A ce propos, je ne voudrais pas oublier la citation du mois en deuxième de couverture. Elle est de Philippe VILAIN et me paraît opportune : « Pourquoi , en littérature, parle-t-on toujours « d’invention », de « modernité » pour caractériser une langue qui s’éloigne le plus de la maîtrise, de la clarté, du sensé ? Pourquoi tant d’indulgence envers l’oralitécrite, ce prêt-à-écrire réclamant si peu d’exigence ? »

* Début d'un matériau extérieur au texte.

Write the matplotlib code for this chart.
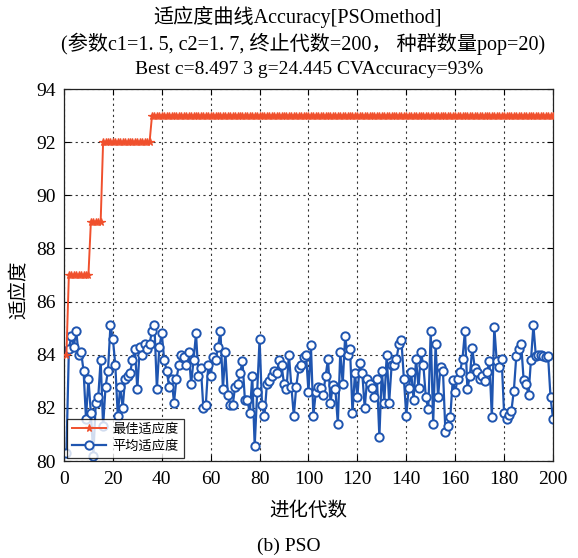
import matplotlib
matplotlib.use("Agg")
import matplotlib.pyplot as plt
import numpy as np

gens = list(range(1, 201))
best_fit = [84.0] + [87.0] * 9 + [89.0] * 5 + [92.0] * 20 + [93.0] * 165
avg_fit = [
    80.3, 84.2, 84.7, 84.3, 84.9, 84.0, 84.1, 83.4, 81.6, 83.1,
    81.8, 80.2, 82.2, 82.4, 83.8, 81.3, 82.8, 83.4, 85.1, 84.6,
    83.6, 81.7, 82.8, 82.0, 83.1, 83.2, 83.3, 83.8, 84.2, 82.7,
    84.3, 84.0, 84.4, 84.2, 84.4, 84.9, 85.1, 82.7, 84.3, 84.8,
    83.8, 83.4, 82.8, 83.1, 82.2, 83.1, 83.6, 84.0, 83.9, 83.6,
    84.1, 82.9, 83.8, 84.8, 83.2, 83.5, 82.0, 82.1, 83.6, 83.2,
    83.9, 83.8, 84.3, 84.9, 82.7, 84.1, 82.5, 82.1, 82.1, 82.8,
    82.9, 83.3, 83.75, 82.3, 82.3, 81.8, 83.2, 80.55, 82.6, 84.6,
    82.1, 81.7, 82.9, 83.0, 83.2, 83.4, 83.3, 83.8, 83.6, 82.9,
    82.7, 84.0, 82.8, 81.7, 82.8, 83.5, 83.6, 83.9, 84.0, 82.6,
    84.35, 81.7, 82.6, 82.8, 82.75, 82.5, 83.2, 83.85, 82.2, 82.85,
    82.7, 81.4, 84.1, 82.9, 84.7, 84.0, 84.2, 81.8, 83.3, 82.4,
    83.7, 83.3, 82.0, 83.1, 82.9, 82.75, 82.4, 83.1, 80.9, 83.4,
    82.2, 84.0, 82.2, 83.6, 83.6, 83.85, 84.4, 84.55, 83.1, 81.7,
    82.75, 83.35, 82.3, 83.85, 82.75, 84.1, 83.6, 82.4, 81.95, 84.9,
    81.4, 84.4, 82.4, 83.55, 83.4, 81.1, 81.3, 81.65, 83.05, 82.6,
    83.1, 83.35, 83.85, 84.9, 82.7, 83.2, 84.25, 83.5, 83.35, 83.1,
    83.2, 83.0, 83.35, 83.75, 81.65, 85.05, 83.75, 83.55, 83.85, 81.8,
    81.6, 81.75, 81.9, 82.65, 83.95, 84.2, 84.4, 83.05, 82.9, 82.5,
    83.8, 85.1, 83.95, 84.0, 84.0, 83.95, 83.9, 83.95, 82.4, 81.6,
]

title_lines = [
    "适应度曲线Accuracy[PSOmethod]",
    "(参数c1=1. 5, c2=1. 7, 终止代数=200， 种群数量pop=20)",
    "Best c=8.497 3 g=24.445 CVAccuracy=93%",
]
xlabel = "进化代数"
ylabel = "适应度"
caption = "(b) PSO"
legend_labels = ["最佳适应度", "平均适应度"]
xticks = list(range(0, 201, 20))
yticks = list(range(80, 95, 2))

FAM = ["Liberation Serif", "Noto Sans CJK SC"]
plt.rcParams["font.family"] = FAM

fig = plt.figure(figsize=(5.78, 5.58), dpi=100)
ax = fig.add_axes([0.1107, 0.1738, 0.846, 0.6667])

red = "#f0502d"
blue = "#1f55b0"
ax.plot(gens, best_fit, color=red, lw=1.4, marker="*", ms=5.5, mew=0.9,
        label=legend_labels[0], zorder=3)
ax.plot(gens, avg_fit, color=blue, lw=1.6, marker="o", ms=6, mfc="white",
        mec=blue, mew=1.4, label=legend_labels[1], zorder=2)

ax.set_xlim(0, 200)
ax.set_ylim(80, 94)
ax.set_xticks(xticks)
ax.set_yticks(yticks)
ax.tick_params(direction="in", top=True, right=True, labelsize=14, length=4)
ax.tick_params(axis="x", pad=7)
ax.tick_params(axis="y", pad=6)
ax.grid(True, color="#333333", linestyle=(0, (2, 3)), lw=0.8)
for s in ax.spines.values():
    s.set_color("#222222")
    s.set_linewidth(0.9)

ax.set_ylabel(ylabel, fontsize=14, labelpad=4)
ax.yaxis.set_label_coords(-0.072, 0.46)

leg = ax.legend(loc="lower left", fontsize=9.5, frameon=True, fancybox=False,
                edgecolor="black", borderpad=0.35, handlelength=2.6,
                labelspacing=0.35, borderaxespad=0.25, handletextpad=0.5)
leg.get_frame().set_linewidth(0.9)

fig.text(0.515, 1 - 17 / 558, title_lines[0], ha="center", va="center", fontsize=14.5)
fig.text(0.525, 1 - 44 / 558, title_lines[1], ha="center", va="center", fontsize=14.5)
fig.text(0.535, 1 - 70 / 558, title_lines[2], ha="center", va="center", fontsize=14)
fig.text(0.534, 1 - 511 / 558, xlabel, ha="center", va="center", fontsize=14)
fig.text(0.5, 1 - 546 / 558, caption, ha="center", va="center", fontsize=14)

fig.savefig("out.png", dpi=100)
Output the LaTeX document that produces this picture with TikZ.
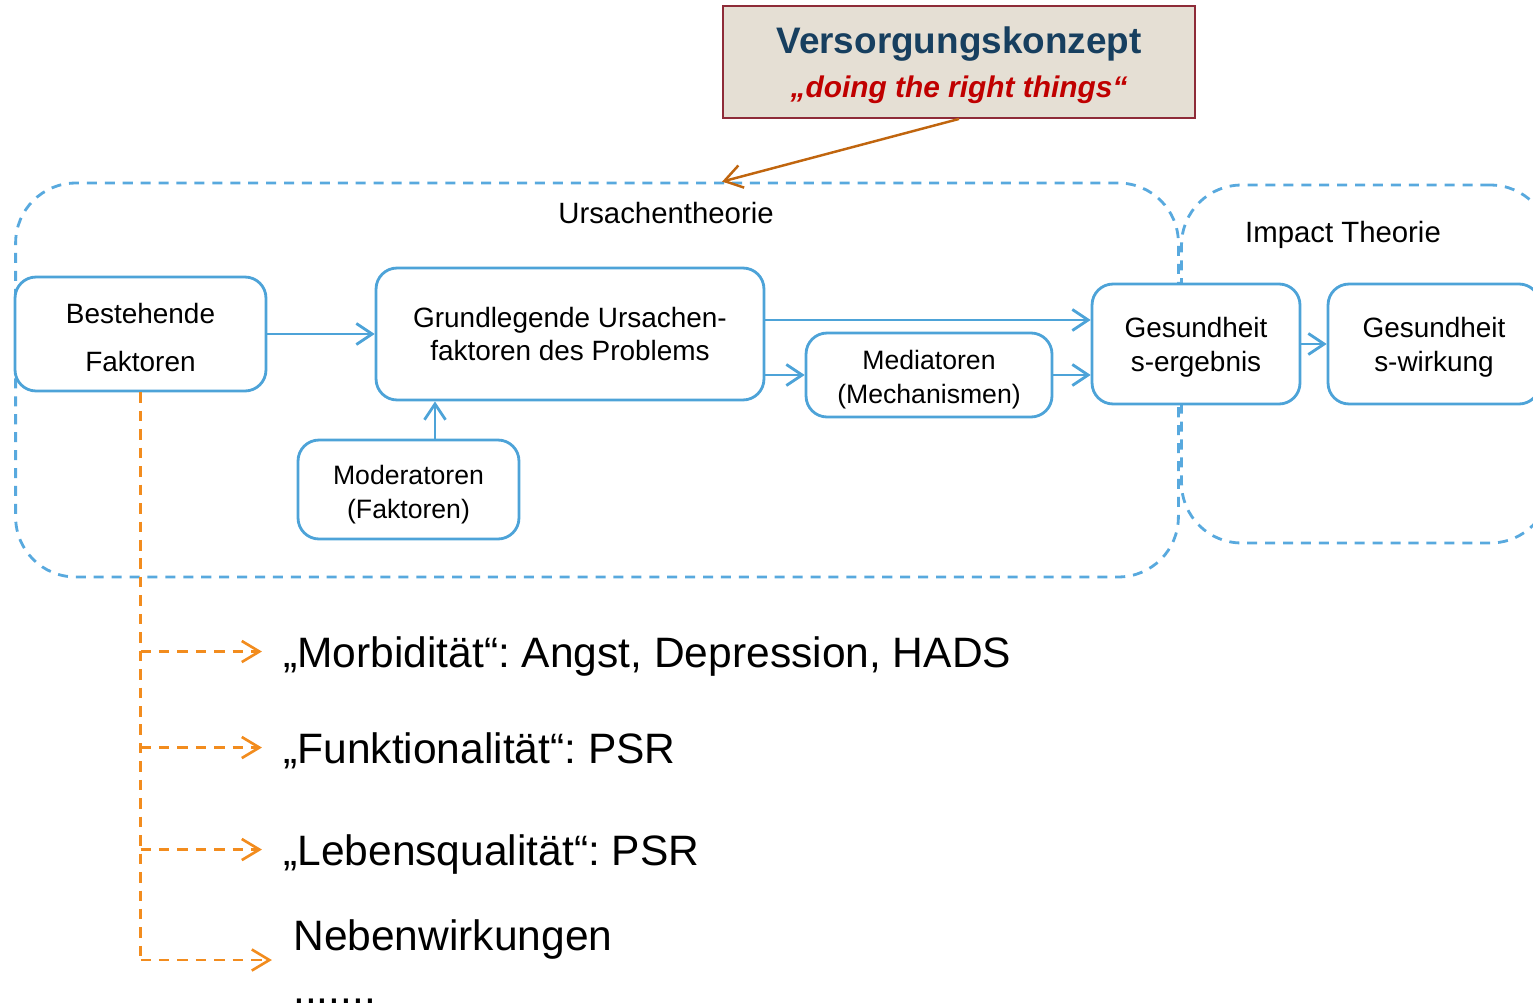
\documentclass[tikz,border=0pt]{standalone}
\usepackage{fontspec}
\setmainfont{Liberation Sans}
\frenchspacing
\usetikzlibrary{arrows.meta, positioning}
\definecolor{boxblue}{HTML}{4DA3D8}
\definecolor{zoneblue}{HTML}{58A9DE}
\definecolor{listorange}{HTML}{F28C1E}
\definecolor{pointerbrown}{HTML}{C0650E}
\definecolor{titleblue}{HTML}{173F5F}
\definecolor{titlered}{HTML}{C00000}
\definecolor{conceptfill}{HTML}{E5DFD4}
\definecolor{conceptdraw}{HTML}{8E2B38}
% Strebe in der ersten Zeile, schiebt den Text etwas nach unten
\newcommand\tief[1][15.6pt]{\rule{0pt}{#1}}
\tikzset{
    box/.style={
        draw=boxblue,
        line width=1.6pt,
        fill=white,
        rounded corners=0.42cm,
        align=center,
        inner sep=0pt,
        font=\fontsize{15.9}{19.3}\selectfont
    },
    small/.style={font=\fontsize{15.15}{19.3}\selectfont},
    zone/.style={
        draw=zoneblue,
        line width=1.6pt,
        dash pattern=on 5.7pt off 4.5pt,
        rounded corners=1.2cm,
        inner sep=0pt
    },
    zonetitle/.style={font=\fontsize{16.7}{20}\selectfont},
    flow/.style={
        draw=boxblue,
        line width=1.6pt,
        -{Straight Barb[length=9pt,width=12pt]}
    },
    branch/.style={
        draw=listorange,
        line width=1.5pt,
        dash pattern=on 6pt off 4.5pt
    },
    item/.style={
        anchor=base west,
        inner sep=0pt,
        font=\fontsize{24.2}{29}\selectfont
    },
    concept/.style={
        draw=conceptdraw,
        fill=conceptfill,
        line width=1.1pt,
        align=center,
        inner sep=0pt,
        font=\fontsize{21}{25.5}\selectfont\bfseries
    }
}

\begin{document}
\begin{tikzpicture}[x=0.02cm, y=-0.02cm]
	\useasboundingbox (0,0) rectangle (1533,1003);
	% Bereiche
	\node[zone, minimum width=23.26cm, minimum height=7.88cm] (ursache) at (597,380) {};
	\node[zone, minimum width=7.38cm, minimum height=7.16cm] (impact) at (1366,364) {};
	\node[zonetitle] at (666,213) {Ursachentheorie};
	\node[zonetitle] at (1343,235) {Impact Theorie};
	% Kasten oben
	\node[concept, minimum width=9.44cm, minimum height=2.24cm] (konzept) at (959,62)
		{\tief[19pt]\textcolor{titleblue}{Versorgungskonzept}\\
		 \textcolor{titlered}{\fontsize{17}{25.5}\selectfont\itshape „doing the right things“}};
	\draw[pointerbrown, line width=1.4pt, -{Straight Barb[length=10pt,width=13pt]}]
		(konzept.south) -- (ursache.north -| konzept.south west);
	% Modell
	\node[box, minimum width=5.02cm, minimum height=2.28cm] (best) at (140.5,334) {\tief Bestehende\\[8.5pt]Faktoren};
	\node[box, minimum width=7.76cm, minimum height=2.64cm] (grund) at (570,334) {Grundlegende Ursachen-\\faktoren des Problems};
	\node[box, small, minimum width=4.42cm, minimum height=1.98cm] (moder) at (408.5,489.5) {\tief[16.5pt]Moderatoren\\(Faktoren)};
	\node[box, small, minimum width=4.92cm, minimum height=1.68cm] (media) at (929,375) {\tief[16pt]Mediatoren\\(Mechanismen)};
	\node[box, minimum width=4.16cm, minimum height=2.4cm] (ergeb) at (1196,344) {\tief Gesundheit\\s-ergebnis};
	\node[box, minimum width=4.24cm, minimum height=2.4cm] (wirk) at (1434,344) {\tief Gesundheit\\s-wirkung};
	\draw[flow] (best.east) -- (grund.west);
	\draw[flow] ([xshift=0.53cm]moder.north) -- ([xshift=0.53cm]moder.north |- grund.south);
	\draw[flow] ([yshift=0.28cm]grund.east) -- ([yshift=0.28cm]grund.east -| ergeb.west);
	\draw[flow] (grund.east |- media.west) -- (media.west);
	\draw[flow] (media.east) -- (media.east -| ergeb.west);
	\draw[flow] (ergeb.east) -- (wirk.west);
	% Ergebnisse
	\node[item] (morb) at (283,667) {„Morbidität“: Angst, Depression, HADS};
	\node[item] (funk) at (283,763) {„Funktionalität“: PSR};
	\node[item] (leben) at (283,865) {„Lebensqualität“: PSR};
	\node[item] (neben) at (293,950) {Nebenwirkungen};
	\node[item] (rest) at (293,1003) {.......};
	\coordinate (nebenende) at ([yshift=-5.7pt]neben.base west);
	\draw[branch] (best.south) -- (best.south |- nebenende);
	\foreach \ziel in {morb, funk, leben}
		\draw[branch, -{Straight Barb[length=10pt,width=12pt]}]
			([yshift=8.8pt]best.south |- \ziel.base west) -- ([yshift=8.8pt,xshift=-12pt]\ziel.base west);
	\draw[branch, -{Straight Barb[length=10pt,width=12pt]}]
		(best.south |- nebenende) -- ([xshift=-12pt]nebenende);
\end{tikzpicture}
\end{document}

Et oui, on oublie un peu trop souvent que Céline, nourri des classiques, travaillait son style, revenait sans cesse sur l’ouvrage, polissait et polissait son marbre, posé sur un piédestal et des fondations telles qu’il n’est pas prêt de s’écrouler ! C’était du temps où la littérature était encore un art. On ne demande plus aux architectes d’aujourd’hui d’être des prix de Rome, n’est-ce-pas ? Voyez le résultat…

Pour terminer cette présentation Matthias GADRET et l’éditorialiste font le bilan de l’année passée riche en événements et publications que nous espérons tout aussi fructueux en 2011.